Il tempo del gioco

Il tempo del gioco costruisce, attraverso le sfide, la formazione della persona e la posizione all’interno della gerarchia sociale ma è anche antidoto alla fatica, alla bruta logica retributiva per cui la vita è solo un lungo interminabile turno di lavoro, interrotto solo dal richiamo del sacro, obbligatorio anch’esso, pena la dannazione.

Nella competizione si definiscono i ruoli, protagonisti e spettatori, vincitori e vinti, ma netta e seria e la divisione tra i giochi e il modo di giocare degli adulti e dei bambini o dei ragazzi, così come tra l’universo maschile e femminile, quasi sempre relegate, queste ultime, nella sfera domestica.

Tra i giochi vi sono molteplici differenze, giochi individuali, tra squadre e di gruppo, sfide tra paesi o contrade, dove il contendere diveniva a volte terribilmente serio.

Risulta difficile comprendere quanto fosse diversa la sfera del tempo libero in una società organizzata su coordinate diametralmente opposte a quelle attuali ma proviamo ad immaginare una realtà in cui i giochi erano quasi sempre basati su poche, regole elementari, attrezzi ed oggetti di uso quotidiano e di facile reperibilità, oltre che di basso costo e sostituibili con poco sforzo, coerentemente ad una società abituata al rispetto delle cose e alla sobrietà, perché delle cose conosceva il valore e la fatica che costava procurarsele.

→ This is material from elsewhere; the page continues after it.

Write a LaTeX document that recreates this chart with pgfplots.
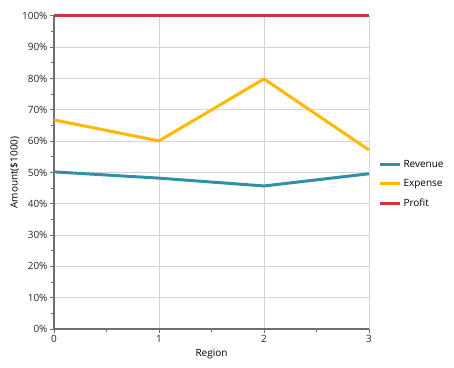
\documentclass[border=0pt]{standalone}
\usepackage{fontspec}
\setmainfont{Open Sans}
\usepackage{pgfplots}
\pgfplotsset{compat=1.18}
\definecolor{rev}{HTML}{3290A6}
\definecolor{exp}{HTML}{FFB900}
\definecolor{prof}{HTML}{D13438}
\definecolor{axc}{HTML}{6E6E6E}
\definecolor{gridc}{HTML}{D4D4D4}
\begin{document}
\begin{tikzpicture}
\useasboundingbox (-54pt,-38pt) rectangle (400pt,329pt);
\begin{axis}[
  at={(0,0)}, anchor=south west,
  scale only axis, width=315pt, height=313pt,
  xmin=0, xmax=3, ymin=0, ymax=100,
  axis x line*=bottom, axis y line*=left,
  axis line style={axc, line width=1.5pt},
  xtick={0,1,2,3}, ytick={0,10,...,100},
  minor x tick num=1, minor y tick num=1,
  tick align=outside,
  major tick length=4pt, minor tick length=3pt,
  tick style={axc, line width=1pt},
  xmajorgrids, ymajorgrids,
  major grid style={gridc, line width=0.8pt},
  yticklabel={\pgfmathprintnumber{\tick}\%},
  /pgf/number format/assume math mode=true,
  tick label style={font=\fontsize{10}{12}\selectfont, text=black!85},
  xticklabel style={yshift=1pt},
  yticklabel style={xshift=1pt},
  xlabel={Region}, ylabel={Amount(\$1000)},
  label style={font=\fontsize{10}{12}\selectfont},
  xlabel style={yshift=1pt},
  ylabel style={yshift=-4pt},
  legend style={at={(1.02,0.463)}, anchor=west, draw=none, fill=none,
    font=\fontsize{10}{12}\selectfont, row sep=7pt},
  legend cell align=left,
  legend image code/.code={\draw[#1, line width=3pt] (0pt,0pt) -- (20pt,0pt);},
  clip=false,
]
\addplot[rev, line width=3pt] coordinates {(0,50.2) (1,48.2) (2,45.7) (3,49.6)};
\addlegendentry{Revenue}
\addplot[exp, line width=3pt] coordinates {(0,66.8) (1,60.1) (2,79.9) (3,57.2)};
\addlegendentry{Expense}
\addplot[prof, line width=3pt] coordinates {(0,100) (1,100) (2,100) (3,100)};
\addlegendentry{Profit}
\end{axis}
\end{tikzpicture}
\end{document}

Quindi, ecco il prevalere di giochi come le biglie fatte con l’argilla che si trovava presso le sorgenti, oppure il “quarantot” che consisteva nell’abbattere a distanza birilli fatti con pezzi di legno con un altro pezzo di legno, oppure il “zöch del balù” giocato nelle piazze e nelle vie con una pallina di caucciù fatta rimbalzare sul palmo della mano.

C’erano anche giochi ben più complessi e il cui esercizio avveniva nel luogo pubblico e altro per eccellenza sia dal sacro che dalla famiglia che dal lavoro: l’osteria. Un esempio per tutti, il gioco del “pirlì”, quasi unico nel contesto delle piccole comunità locali dell’arco prealpino, che consiste in un tavolo con un percorso di legno, in cui è ricostruito una sorta di castello con birilli di legno, ai quali è associato un sistema a punti. Il giocatore deve lanciare una piccola trottola di legno mediante una frusta avvolta con cura e perizia, cercando di darle potenza e precisione per raggiungere i birilli più lontani e protetti, il castello, facendoli cadere e assicurandosi il maggior punteggio possibile.

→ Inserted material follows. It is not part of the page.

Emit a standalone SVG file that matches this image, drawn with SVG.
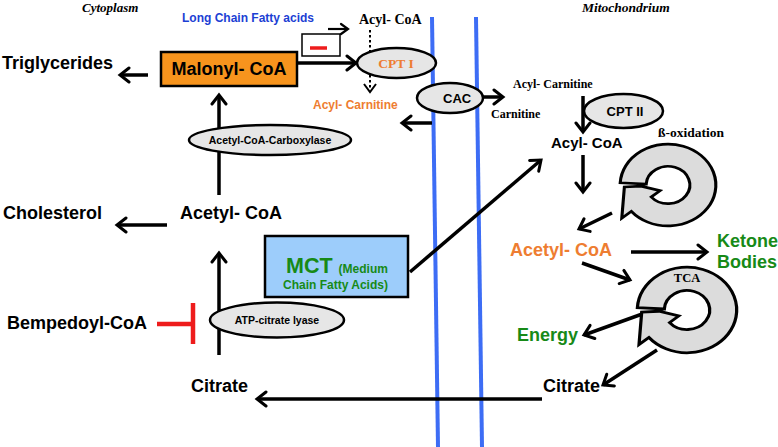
<svg xmlns="http://www.w3.org/2000/svg" width="778" height="447" viewBox="0 0 778 447">
<defs>
<marker id="ah" markerUnits="userSpaceOnUse" markerWidth="18" markerHeight="18" refX="13" refY="9" orient="auto">
<path d="M4,2 L13,9 L4,16" fill="none" stroke="#000" stroke-width="3" stroke-linecap="round" stroke-linejoin="miter"/>
</marker>
<marker id="ahs" markerUnits="userSpaceOnUse" markerWidth="14" markerHeight="14" refX="11" refY="7" orient="auto">
<path d="M4,2 L11,7 L4,12" fill="none" stroke="#000" stroke-width="2.2" stroke-linecap="round"/>
</marker>
<path id="ring" d="M-45.94,-2.41 A46,46 0 1 1 -35.24,29.57 L-44.43,37.28 L-41.94,2.20 L-25.96,1.36 L-7.66,6.43 L-16.09,13.50 A21,21 0 1 0 -20.97,-1.10 Z"/>
</defs>
<style>
.s{font-family:"Liberation Sans",Arial,sans-serif;font-weight:bold}
.r{font-family:"Liberation Serif","Times New Roman",serif;font-weight:bold}
.it{font-style:italic}
.k{fill:#000}
.o{fill:#ee7d31}
.g{fill:#178a17}
.b{fill:#1c3fd4}
.ln{stroke:#000;stroke-width:3.5;fill:none}
.ar{stroke:#000;stroke-width:3.5;fill:none;marker-end:url(#ah)}
.ars{stroke:#000;stroke-width:2.2;fill:none;marker-end:url(#ahs)}
.el{fill:#e6e6e6;stroke:#000;stroke-width:2.5}
.mem{stroke:#3d6df5;stroke-width:4}
.rg{fill:#dcdcdc;stroke:#000;stroke-width:3;vector-effect:non-scaling-stroke}
</style>
<rect width="778" height="447" fill="#fff"/>

<g id="membranes">
<line class="mem" x1="432" y1="17" x2="438" y2="447"/>
<line class="mem" x1="476" y1="17" x2="482" y2="447"/>
</g>

<g id="labels">
<text class="r it k" x="82" y="12" font-size="13">Cytoplasm</text>
<text class="r it k" x="582" y="12" font-size="13.5">Mitochondrium</text>
</g>

<g id="connectors">
<line class="ar" x1="148" y1="75" x2="120" y2="75"/>
<line class="ar" x1="297" y1="63" x2="356" y2="63"/>
<line class="ars" x1="328" y1="29" x2="348" y2="29"/>
<line x1="370" y1="30" x2="370" y2="90" stroke="#000" stroke-width="2" stroke-dasharray="2.5,2.5"/>
<path d="M364,84 L370,92 L376,84" fill="none" stroke="#000" stroke-width="2"/>
<line class="ar" x1="219" y1="195" x2="219" y2="95"/>
<line class="ar" x1="167" y1="225" x2="117" y2="225"/>
<line class="ar" x1="219" y1="355" x2="219" y2="253"/>
<line class="ar" x1="542" y1="399" x2="257" y2="399"/>
<line class="ar" x1="432" y1="123" x2="402" y2="123"/>
<line class="ar" x1="474" y1="97" x2="503" y2="97"/>
<line class="ar" x1="583" y1="96" x2="583" y2="132"/>
<line class="ar" x1="583" y1="155" x2="583" y2="192"/>
<line class="ar" x1="612" y1="213" x2="579" y2="229"/>
<line class="ar" x1="631" y1="252" x2="707" y2="252"/>
<line class="ar" x1="582" y1="263" x2="630" y2="280"/>
<line class="ar" x1="645" y1="313" x2="584" y2="335"/>
<line class="ar" x1="657" y1="350" x2="603" y2="385"/>
<line class="ar" x1="410" y1="272" x2="541" y2="160" stroke-width="4"/>
<line x1="157" y1="324" x2="193" y2="324" stroke="#ee1c1c" stroke-width="4.5"/>
<line x1="193" y1="303" x2="193" y2="344" stroke="#ee1c1c" stroke-width="4.5"/>
</g>

<g id="triglycerides"><text class="s k" x="2" y="69" font-size="18">Triglycerides</text></g>
<g id="malonyl">
<rect x="161" y="52" width="136" height="34" fill="#f7941d" stroke="#000" stroke-width="2.5"/>
<text class="s k" x="229" y="75" font-size="18" text-anchor="middle">Malonyl- CoA</text>
</g>
<g id="lcfa"><text class="s b" x="182" y="22" font-size="12">Long Chain Fatty acids</text></g>
<g id="inhibit-box">
<rect x="302" y="34" width="38" height="22" fill="#fff" stroke="#000" stroke-width="1.5"/>
<line x1="310" y1="48" x2="327" y2="48" stroke="#ee1c1c" stroke-width="3.5"/>
</g>
<g id="acylcoa-top"><text class="r k" x="359" y="24" font-size="14">Acyl- CoA</text></g>
<g id="cpt1">
<ellipse class="el" cx="396.5" cy="63" rx="39.5" ry="15"/>
<text class="r o" x="396" y="68" font-size="13.5" text-anchor="middle">CPT I</text>
</g>
<g id="acylcarnitine-cyto"><text class="s o" x="313" y="109" font-size="12">Acyl- Carnitine</text></g>
<g id="cac">
<ellipse class="el" cx="450" cy="98" rx="33" ry="15"/>
<text class="s k" x="443" y="103" font-size="13">CAC</text>
</g>
<g id="acylcarnitine-mito"><text class="r k" x="513" y="88" font-size="12">Acyl- Carnitine</text></g>
<g id="carnitine"><text class="r k" x="491" y="118" font-size="12">Carnitine</text></g>
<g id="cpt2">
<ellipse class="el" cx="623.5" cy="111" rx="39.5" ry="17"/>
<text class="s k" x="625" y="116" font-size="13" text-anchor="middle">CPT II</text>
</g>
<g id="acylcoa-mito"><text class="s k" x="551" y="148" font-size="15">Acyl- CoA</text></g>
<g id="beta-ox">
<text class="r k" x="658" y="137" font-size="13.5">ß-oxidation</text>
<use href="#ring" class="rg" transform="translate(668,185) scale(1.04,0.89)"/>
</g>
<g id="acc">
<ellipse class="el" cx="270" cy="140" rx="81" ry="15"/>
<text class="s k" x="270" y="143.5" font-size="10.5" text-anchor="middle">Acetyl-CoA-Carboxylase</text>
</g>
<g id="cholesterol"><text class="s k" x="3" y="219" font-size="18">Cholesterol</text></g>
<g id="acetylcoa-cyto"><text class="s k" x="180" y="219" font-size="18">Acetyl- CoA</text></g>
<g id="mct">
<rect x="265" y="236" width="143" height="61" fill="#9dcdfb" stroke="#000" stroke-width="2.5"/>
<text class="s g" x="286" y="273" font-size="21.5">MCT <tspan font-size="12">(Medium</tspan></text>
<text class="s g" x="283" y="289" font-size="12">Chain Fatty Acids)</text>
</g>
<g id="bempedoyl"><text class="s k" x="7" y="329" font-size="18">Bempedoyl-CoA</text></g>
<g id="acl">
<ellipse class="el" cx="277" cy="320" rx="67" ry="17.5"/>
<text class="s k" x="277" y="323.5" font-size="10.5" text-anchor="middle">ATP-citrate lyase</text>
</g>
<g id="citrate-cyto"><text class="s k" x="191" y="392" font-size="18">Citrate</text></g>
<g id="acetylcoa-mito"><text class="s o" x="510" y="256" font-size="18">Acetyl- CoA</text></g>
<g id="ketone"><text class="s g" x="717" y="247" font-size="18">Ketone</text><text class="s g" x="717" y="268" font-size="18">Bodies</text></g>
<g id="tca">
<use href="#ring" class="rg" transform="translate(687,310) scale(1.08,0.93)"/>
<text class="r k" x="687" y="282" font-size="12.5" text-anchor="middle">TCA</text>
</g>
<g id="energy"><text class="s g" x="517" y="341" font-size="18">Energy</text></g>
<g id="citrate-mito"><text class="s k" x="543" y="392" font-size="18">Citrate</text></g>
</svg>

Sfida nella sfida, di abilità e forza, intorno al “pirlì” c’era ben più di un passatempo, rito sociale che nel gesto finalmente gratuito e liberato dagli oneri e dai doveri permetteva all’individuo di ricomporsi e darsi una collocazione nella comunità attraverso l’eventuale vittoria, che per quanto effimera, costituiva rivincita e riaffermazione di sé in un contesto che offriva ben poche alternative di riscatto.